:: Problem statement ::
Take the lines beginning with the one that contains "Write the matplotlib code for this chart." and ending with the one that contains "0.634, 0.634, 0.634]", and set them down exactly. Omit all pictures.

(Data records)
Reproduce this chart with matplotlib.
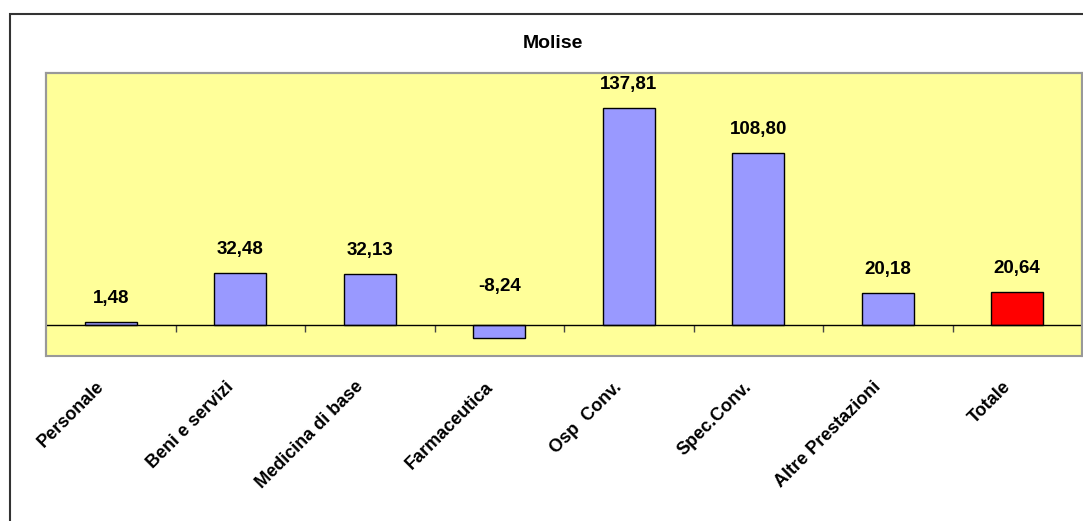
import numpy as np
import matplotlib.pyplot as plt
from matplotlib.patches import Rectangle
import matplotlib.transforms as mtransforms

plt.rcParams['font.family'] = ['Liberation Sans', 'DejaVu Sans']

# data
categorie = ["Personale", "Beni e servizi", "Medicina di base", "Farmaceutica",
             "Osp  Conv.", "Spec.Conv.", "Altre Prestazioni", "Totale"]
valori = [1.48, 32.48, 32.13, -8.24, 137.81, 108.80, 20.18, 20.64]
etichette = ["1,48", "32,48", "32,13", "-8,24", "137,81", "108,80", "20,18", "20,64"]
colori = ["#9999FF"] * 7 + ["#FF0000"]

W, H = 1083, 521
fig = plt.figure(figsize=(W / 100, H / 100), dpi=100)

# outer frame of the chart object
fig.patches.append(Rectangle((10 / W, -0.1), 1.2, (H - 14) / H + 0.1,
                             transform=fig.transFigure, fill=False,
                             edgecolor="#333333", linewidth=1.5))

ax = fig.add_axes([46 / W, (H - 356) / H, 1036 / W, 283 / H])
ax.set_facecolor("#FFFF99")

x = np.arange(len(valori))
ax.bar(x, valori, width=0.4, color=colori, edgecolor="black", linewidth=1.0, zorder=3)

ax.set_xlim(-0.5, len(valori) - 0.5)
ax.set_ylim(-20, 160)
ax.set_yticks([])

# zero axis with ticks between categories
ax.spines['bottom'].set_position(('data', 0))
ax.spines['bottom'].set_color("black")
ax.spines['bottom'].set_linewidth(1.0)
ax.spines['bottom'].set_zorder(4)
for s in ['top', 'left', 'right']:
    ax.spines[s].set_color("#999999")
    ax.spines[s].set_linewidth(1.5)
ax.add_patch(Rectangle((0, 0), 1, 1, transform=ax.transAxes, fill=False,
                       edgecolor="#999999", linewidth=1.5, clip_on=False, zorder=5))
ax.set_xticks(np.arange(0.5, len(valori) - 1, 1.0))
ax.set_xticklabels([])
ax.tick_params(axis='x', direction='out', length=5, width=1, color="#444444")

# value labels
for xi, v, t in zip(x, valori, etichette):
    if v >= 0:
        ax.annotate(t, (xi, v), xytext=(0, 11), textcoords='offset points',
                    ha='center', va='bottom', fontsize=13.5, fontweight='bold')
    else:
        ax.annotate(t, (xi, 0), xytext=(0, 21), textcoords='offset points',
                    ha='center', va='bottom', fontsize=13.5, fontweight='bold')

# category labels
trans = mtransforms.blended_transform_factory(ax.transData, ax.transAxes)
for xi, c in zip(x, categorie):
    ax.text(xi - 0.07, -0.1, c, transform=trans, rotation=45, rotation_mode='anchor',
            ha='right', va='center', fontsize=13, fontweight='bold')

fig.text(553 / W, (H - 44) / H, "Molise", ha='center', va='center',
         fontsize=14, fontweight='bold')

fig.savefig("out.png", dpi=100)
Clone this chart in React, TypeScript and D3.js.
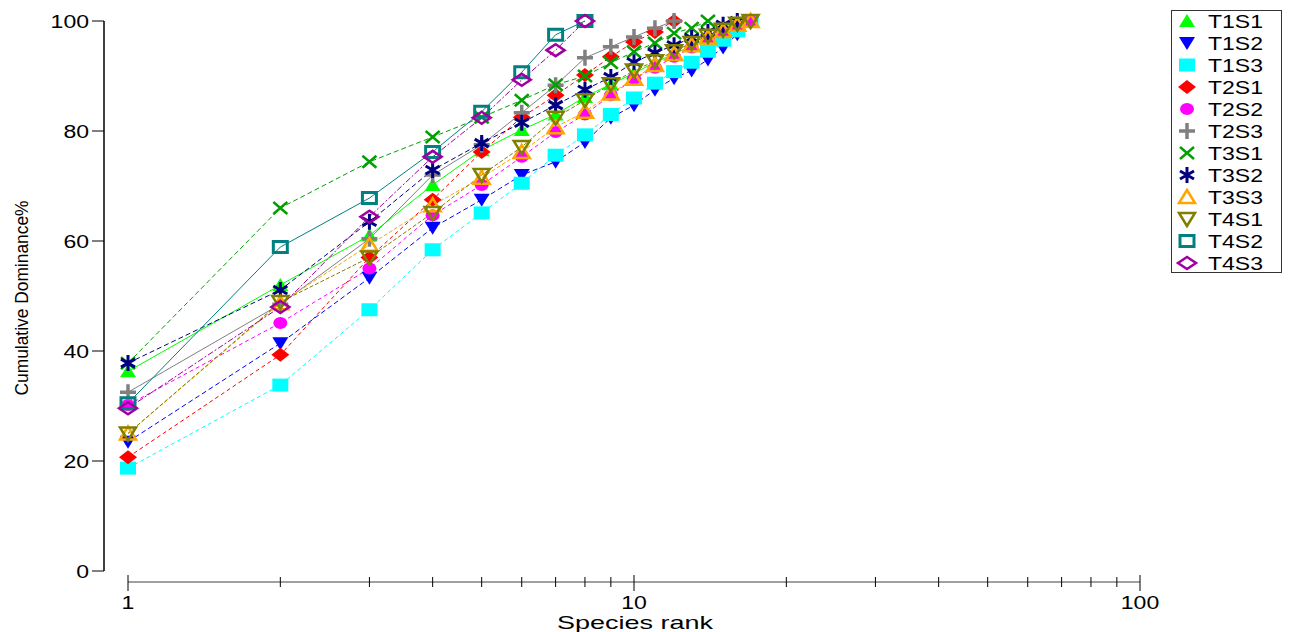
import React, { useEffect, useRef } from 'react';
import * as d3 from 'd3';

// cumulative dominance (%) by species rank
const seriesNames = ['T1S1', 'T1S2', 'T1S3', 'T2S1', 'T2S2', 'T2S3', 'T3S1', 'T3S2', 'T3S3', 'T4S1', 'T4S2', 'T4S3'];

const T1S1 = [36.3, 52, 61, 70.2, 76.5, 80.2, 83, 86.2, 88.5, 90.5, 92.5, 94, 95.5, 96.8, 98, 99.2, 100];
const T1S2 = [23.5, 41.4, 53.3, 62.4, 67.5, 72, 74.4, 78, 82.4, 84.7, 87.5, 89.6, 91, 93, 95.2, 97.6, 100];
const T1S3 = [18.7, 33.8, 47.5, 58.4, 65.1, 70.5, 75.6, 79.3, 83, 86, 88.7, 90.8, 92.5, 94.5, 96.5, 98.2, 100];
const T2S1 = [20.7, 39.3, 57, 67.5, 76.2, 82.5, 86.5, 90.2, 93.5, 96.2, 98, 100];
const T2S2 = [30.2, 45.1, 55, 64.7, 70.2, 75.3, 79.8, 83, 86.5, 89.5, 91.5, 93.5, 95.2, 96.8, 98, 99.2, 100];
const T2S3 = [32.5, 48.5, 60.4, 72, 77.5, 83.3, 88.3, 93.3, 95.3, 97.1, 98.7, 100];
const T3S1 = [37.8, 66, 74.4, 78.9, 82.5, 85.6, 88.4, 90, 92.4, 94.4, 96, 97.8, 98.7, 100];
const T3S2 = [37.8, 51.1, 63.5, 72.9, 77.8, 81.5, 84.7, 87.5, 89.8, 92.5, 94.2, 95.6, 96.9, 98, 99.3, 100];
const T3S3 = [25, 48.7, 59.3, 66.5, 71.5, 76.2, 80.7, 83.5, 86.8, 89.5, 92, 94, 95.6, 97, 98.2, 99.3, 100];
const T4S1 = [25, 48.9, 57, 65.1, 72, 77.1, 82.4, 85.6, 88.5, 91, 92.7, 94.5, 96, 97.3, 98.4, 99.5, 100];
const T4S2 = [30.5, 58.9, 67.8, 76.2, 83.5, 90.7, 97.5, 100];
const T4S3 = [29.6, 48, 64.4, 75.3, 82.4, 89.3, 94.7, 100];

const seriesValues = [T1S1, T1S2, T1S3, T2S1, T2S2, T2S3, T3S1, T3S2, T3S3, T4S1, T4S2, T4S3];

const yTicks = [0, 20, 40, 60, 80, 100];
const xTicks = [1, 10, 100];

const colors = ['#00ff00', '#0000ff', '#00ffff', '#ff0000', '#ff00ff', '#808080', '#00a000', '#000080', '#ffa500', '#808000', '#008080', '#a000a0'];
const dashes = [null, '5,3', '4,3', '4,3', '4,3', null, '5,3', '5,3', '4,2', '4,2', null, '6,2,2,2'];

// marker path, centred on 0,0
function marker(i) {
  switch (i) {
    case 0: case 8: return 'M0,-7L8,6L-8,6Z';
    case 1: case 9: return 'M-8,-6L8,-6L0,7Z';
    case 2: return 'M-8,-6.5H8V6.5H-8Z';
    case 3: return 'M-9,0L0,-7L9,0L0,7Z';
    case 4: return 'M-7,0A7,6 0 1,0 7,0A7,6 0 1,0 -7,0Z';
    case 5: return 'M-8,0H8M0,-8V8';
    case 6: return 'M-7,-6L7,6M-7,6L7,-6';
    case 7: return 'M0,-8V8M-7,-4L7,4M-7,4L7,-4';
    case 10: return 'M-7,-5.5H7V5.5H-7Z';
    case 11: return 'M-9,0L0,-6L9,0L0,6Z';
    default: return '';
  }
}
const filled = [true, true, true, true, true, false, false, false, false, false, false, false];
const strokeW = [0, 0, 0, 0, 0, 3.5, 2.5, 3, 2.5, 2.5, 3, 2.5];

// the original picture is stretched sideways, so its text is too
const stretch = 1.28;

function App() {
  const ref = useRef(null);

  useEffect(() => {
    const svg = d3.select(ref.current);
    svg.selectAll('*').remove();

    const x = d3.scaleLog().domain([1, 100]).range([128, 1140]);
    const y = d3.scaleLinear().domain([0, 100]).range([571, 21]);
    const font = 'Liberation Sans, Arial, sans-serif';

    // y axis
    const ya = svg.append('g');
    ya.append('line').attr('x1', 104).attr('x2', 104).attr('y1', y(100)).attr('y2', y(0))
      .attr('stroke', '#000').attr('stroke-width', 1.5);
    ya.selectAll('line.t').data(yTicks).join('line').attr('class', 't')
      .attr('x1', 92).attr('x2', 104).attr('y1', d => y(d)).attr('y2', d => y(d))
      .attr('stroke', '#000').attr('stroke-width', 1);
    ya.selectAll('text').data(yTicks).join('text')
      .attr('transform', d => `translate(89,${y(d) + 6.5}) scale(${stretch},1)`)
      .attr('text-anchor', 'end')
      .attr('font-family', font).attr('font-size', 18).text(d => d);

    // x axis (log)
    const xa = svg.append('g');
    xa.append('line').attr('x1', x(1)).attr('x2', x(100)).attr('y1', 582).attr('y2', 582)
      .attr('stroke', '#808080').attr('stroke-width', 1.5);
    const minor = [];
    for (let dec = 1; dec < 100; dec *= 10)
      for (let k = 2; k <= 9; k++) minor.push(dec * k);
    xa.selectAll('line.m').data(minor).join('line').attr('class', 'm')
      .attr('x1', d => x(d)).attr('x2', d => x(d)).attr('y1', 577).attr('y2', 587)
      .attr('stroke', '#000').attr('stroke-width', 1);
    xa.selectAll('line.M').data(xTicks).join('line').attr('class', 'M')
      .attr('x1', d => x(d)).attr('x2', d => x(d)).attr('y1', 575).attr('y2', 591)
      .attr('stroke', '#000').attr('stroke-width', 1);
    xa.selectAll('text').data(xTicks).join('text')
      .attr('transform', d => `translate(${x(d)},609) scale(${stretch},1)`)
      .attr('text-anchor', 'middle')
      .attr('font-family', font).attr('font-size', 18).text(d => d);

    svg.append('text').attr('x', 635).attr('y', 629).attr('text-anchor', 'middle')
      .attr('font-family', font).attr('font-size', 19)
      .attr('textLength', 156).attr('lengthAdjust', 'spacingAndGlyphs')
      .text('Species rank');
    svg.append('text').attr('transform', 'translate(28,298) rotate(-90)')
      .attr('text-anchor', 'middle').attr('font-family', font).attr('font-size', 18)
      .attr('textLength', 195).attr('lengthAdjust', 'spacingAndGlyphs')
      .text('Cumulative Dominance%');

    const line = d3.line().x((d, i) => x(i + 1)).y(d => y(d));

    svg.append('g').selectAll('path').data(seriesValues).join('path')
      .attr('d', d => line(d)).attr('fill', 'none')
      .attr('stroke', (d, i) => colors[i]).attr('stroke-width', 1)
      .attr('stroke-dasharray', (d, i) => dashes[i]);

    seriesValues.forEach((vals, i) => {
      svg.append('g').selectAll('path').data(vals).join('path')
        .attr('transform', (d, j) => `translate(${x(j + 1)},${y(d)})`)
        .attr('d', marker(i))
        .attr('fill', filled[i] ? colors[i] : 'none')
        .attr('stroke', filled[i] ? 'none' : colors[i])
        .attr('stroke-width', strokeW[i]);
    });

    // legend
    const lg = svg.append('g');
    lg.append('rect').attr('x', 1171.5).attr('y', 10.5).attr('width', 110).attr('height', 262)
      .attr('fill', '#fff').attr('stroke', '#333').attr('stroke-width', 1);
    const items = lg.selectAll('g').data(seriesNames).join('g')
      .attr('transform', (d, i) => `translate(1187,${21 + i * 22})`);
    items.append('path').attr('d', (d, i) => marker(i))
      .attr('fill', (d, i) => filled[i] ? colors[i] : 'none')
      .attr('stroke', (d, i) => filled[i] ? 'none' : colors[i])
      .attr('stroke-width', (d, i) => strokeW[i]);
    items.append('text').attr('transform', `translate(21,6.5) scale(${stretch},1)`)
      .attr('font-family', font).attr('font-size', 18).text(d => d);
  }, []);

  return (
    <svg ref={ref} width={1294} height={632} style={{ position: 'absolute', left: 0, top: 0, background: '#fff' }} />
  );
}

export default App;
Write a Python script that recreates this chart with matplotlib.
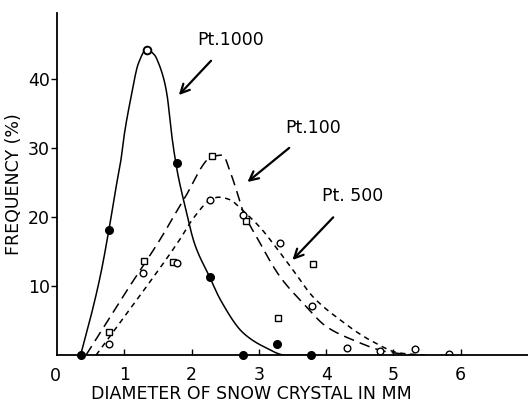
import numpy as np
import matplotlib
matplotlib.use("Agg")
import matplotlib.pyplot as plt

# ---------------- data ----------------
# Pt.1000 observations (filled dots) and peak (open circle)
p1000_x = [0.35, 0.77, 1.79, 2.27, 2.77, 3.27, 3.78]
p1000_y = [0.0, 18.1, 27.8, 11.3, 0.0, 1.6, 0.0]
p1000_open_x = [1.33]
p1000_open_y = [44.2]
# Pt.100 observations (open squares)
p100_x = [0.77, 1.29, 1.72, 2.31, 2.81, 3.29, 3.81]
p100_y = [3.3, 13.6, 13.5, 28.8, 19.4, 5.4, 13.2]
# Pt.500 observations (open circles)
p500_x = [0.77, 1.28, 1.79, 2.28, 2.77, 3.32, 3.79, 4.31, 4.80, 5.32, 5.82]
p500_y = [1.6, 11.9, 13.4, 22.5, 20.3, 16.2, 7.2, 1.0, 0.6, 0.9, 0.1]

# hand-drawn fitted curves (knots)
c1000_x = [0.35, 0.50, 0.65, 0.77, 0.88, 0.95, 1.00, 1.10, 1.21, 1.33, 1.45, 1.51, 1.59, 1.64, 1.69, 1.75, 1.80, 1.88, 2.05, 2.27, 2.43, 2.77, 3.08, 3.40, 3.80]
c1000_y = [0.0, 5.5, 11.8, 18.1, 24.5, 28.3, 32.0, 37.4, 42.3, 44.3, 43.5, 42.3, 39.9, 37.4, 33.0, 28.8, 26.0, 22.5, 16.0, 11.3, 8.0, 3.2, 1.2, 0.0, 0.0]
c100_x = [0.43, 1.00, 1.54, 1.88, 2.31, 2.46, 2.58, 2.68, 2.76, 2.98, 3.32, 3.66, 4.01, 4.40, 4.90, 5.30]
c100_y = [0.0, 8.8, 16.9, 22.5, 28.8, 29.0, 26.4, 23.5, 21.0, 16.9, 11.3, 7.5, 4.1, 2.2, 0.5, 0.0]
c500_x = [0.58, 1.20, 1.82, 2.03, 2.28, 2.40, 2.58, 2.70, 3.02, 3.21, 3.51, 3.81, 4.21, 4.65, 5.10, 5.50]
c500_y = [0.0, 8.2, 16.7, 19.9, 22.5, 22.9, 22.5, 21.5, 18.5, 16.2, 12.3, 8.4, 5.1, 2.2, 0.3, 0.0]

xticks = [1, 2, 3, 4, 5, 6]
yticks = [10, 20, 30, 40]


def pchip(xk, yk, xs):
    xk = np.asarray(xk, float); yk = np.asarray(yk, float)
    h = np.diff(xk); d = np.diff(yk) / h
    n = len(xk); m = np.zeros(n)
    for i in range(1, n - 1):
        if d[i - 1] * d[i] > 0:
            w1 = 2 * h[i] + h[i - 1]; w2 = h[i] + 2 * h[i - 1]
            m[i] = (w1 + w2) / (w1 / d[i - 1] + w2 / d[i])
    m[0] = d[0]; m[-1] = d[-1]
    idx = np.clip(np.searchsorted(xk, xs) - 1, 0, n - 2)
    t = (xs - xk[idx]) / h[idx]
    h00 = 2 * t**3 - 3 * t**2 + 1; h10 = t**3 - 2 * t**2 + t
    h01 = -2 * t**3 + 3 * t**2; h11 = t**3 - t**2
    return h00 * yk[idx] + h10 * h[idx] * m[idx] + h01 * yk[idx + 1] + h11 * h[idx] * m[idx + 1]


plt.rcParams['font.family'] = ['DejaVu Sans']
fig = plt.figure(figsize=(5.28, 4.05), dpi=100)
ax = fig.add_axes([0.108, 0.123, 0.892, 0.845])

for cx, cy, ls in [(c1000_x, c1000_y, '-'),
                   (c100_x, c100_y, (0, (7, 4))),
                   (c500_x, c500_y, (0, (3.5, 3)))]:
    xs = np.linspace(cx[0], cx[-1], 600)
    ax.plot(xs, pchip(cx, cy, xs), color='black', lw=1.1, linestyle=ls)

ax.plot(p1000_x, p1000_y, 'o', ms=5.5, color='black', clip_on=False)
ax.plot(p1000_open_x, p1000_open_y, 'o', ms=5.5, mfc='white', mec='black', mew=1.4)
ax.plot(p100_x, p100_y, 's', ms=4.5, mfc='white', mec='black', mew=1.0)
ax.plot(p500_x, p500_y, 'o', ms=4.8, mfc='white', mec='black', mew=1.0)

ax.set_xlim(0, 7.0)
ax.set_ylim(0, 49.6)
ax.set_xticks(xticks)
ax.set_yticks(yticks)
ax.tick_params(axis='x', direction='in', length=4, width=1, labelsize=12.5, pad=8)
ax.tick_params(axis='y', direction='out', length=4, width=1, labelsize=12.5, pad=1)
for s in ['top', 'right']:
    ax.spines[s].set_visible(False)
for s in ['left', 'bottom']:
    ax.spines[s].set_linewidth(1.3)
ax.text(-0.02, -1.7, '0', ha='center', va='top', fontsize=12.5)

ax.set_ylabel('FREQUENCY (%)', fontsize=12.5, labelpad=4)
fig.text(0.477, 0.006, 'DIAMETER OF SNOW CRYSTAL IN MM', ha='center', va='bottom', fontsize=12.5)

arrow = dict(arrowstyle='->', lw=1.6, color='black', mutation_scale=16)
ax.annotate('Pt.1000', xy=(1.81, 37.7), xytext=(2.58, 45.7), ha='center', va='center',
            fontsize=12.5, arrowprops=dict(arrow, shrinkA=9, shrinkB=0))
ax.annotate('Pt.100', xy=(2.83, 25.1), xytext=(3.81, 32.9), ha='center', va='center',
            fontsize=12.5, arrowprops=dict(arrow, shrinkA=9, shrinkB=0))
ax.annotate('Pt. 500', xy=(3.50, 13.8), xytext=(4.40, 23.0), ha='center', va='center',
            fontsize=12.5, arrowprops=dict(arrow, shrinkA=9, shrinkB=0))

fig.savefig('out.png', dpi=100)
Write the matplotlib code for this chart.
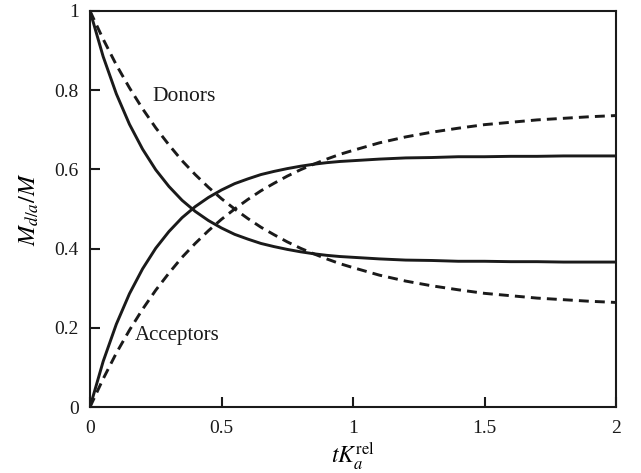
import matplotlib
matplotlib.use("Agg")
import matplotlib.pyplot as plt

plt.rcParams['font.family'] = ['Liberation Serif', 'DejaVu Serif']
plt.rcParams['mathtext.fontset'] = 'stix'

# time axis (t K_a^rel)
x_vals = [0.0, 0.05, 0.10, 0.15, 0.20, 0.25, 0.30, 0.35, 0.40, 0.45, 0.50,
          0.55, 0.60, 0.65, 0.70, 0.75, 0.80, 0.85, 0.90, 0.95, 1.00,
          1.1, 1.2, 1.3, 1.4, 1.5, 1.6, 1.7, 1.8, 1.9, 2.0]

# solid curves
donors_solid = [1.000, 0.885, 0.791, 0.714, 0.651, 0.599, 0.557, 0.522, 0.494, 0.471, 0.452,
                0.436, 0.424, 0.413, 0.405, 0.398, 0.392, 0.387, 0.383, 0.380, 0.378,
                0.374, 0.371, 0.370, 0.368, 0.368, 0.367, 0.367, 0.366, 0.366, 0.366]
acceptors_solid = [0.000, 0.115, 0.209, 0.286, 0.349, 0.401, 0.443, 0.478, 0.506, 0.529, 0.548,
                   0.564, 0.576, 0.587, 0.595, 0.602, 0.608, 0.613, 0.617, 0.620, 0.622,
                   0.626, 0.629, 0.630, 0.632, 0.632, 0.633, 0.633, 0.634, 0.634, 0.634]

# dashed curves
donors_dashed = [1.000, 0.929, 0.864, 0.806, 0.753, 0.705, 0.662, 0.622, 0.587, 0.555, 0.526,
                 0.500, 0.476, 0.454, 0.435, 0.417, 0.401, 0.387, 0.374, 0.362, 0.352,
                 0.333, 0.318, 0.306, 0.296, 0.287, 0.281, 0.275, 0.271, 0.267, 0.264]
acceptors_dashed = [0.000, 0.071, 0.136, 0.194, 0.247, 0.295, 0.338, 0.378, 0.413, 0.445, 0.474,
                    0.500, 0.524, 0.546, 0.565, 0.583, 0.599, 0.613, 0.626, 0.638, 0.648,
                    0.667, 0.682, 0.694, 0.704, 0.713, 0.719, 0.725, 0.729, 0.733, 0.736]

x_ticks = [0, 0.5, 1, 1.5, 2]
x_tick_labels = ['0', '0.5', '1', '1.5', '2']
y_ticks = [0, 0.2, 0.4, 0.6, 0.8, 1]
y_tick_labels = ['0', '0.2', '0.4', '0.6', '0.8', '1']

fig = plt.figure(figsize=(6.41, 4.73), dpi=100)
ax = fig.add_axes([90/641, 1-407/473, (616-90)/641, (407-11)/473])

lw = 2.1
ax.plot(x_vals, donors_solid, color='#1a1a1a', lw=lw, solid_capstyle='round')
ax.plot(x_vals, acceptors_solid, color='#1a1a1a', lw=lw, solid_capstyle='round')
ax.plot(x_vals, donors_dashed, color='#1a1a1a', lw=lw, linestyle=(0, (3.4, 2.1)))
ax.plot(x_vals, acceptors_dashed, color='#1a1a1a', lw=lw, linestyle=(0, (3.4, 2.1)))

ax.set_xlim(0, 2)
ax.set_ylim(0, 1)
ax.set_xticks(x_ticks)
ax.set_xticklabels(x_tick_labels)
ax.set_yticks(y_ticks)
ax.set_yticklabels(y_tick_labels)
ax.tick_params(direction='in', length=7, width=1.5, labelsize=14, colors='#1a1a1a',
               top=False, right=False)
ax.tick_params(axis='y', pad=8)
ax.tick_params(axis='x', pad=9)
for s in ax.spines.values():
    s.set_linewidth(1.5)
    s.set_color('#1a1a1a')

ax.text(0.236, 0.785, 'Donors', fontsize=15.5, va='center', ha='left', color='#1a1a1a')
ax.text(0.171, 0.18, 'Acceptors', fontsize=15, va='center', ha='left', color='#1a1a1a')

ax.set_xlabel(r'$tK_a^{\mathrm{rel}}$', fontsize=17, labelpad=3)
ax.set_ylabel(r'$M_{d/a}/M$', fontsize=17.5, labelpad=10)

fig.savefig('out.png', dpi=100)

:: The response ::
Write the matplotlib code for this chart.
import matplotlib
matplotlib.use("Agg")
import matplotlib.pyplot as plt

plt.rcParams['font.family'] = ['Liberation Serif', 'DejaVu Serif']
plt.rcParams['mathtext.fontset'] = 'stix'

# time axis (t K_a^rel)
x_vals = [0.0, 0.05, 0.10, 0.15, 0.20, 0.25, 0.30, 0.35, 0.40, 0.45, 0.50,
          0.55, 0.60, 0.65, 0.70, 0.75, 0.80, 0.85, 0.90, 0.95, 1.00,
          1.1, 1.2, 1.3, 1.4, 1.5, 1.6, 1.7, 1.8, 1.9, 2.0]

# solid curves
donors_solid = [1.000, 0.885, 0.791, 0.714, 0.651, 0.599, 0.557, 0.522, 0.494, 0.471, 0.452,
                0.436, 0.424, 0.413, 0.405, 0.398, 0.392, 0.387, 0.383, 0.380, 0.378,
                0.374, 0.371, 0.370, 0.368, 0.368, 0.367, 0.367, 0.366, 0.366, 0.366]
acceptors_solid = [0.000, 0.115, 0.209, 0.286, 0.349, 0.401, 0.443, 0.478, 0.506, 0.529, 0.548,
                   0.564, 0.576, 0.587, 0.595, 0.602, 0.608, 0.613, 0.617, 0.620, 0.622,
                   0.626, 0.629, 0.630, 0.632, 0.632, 0.633, 0.633, 0.634, 0.634, 0.634]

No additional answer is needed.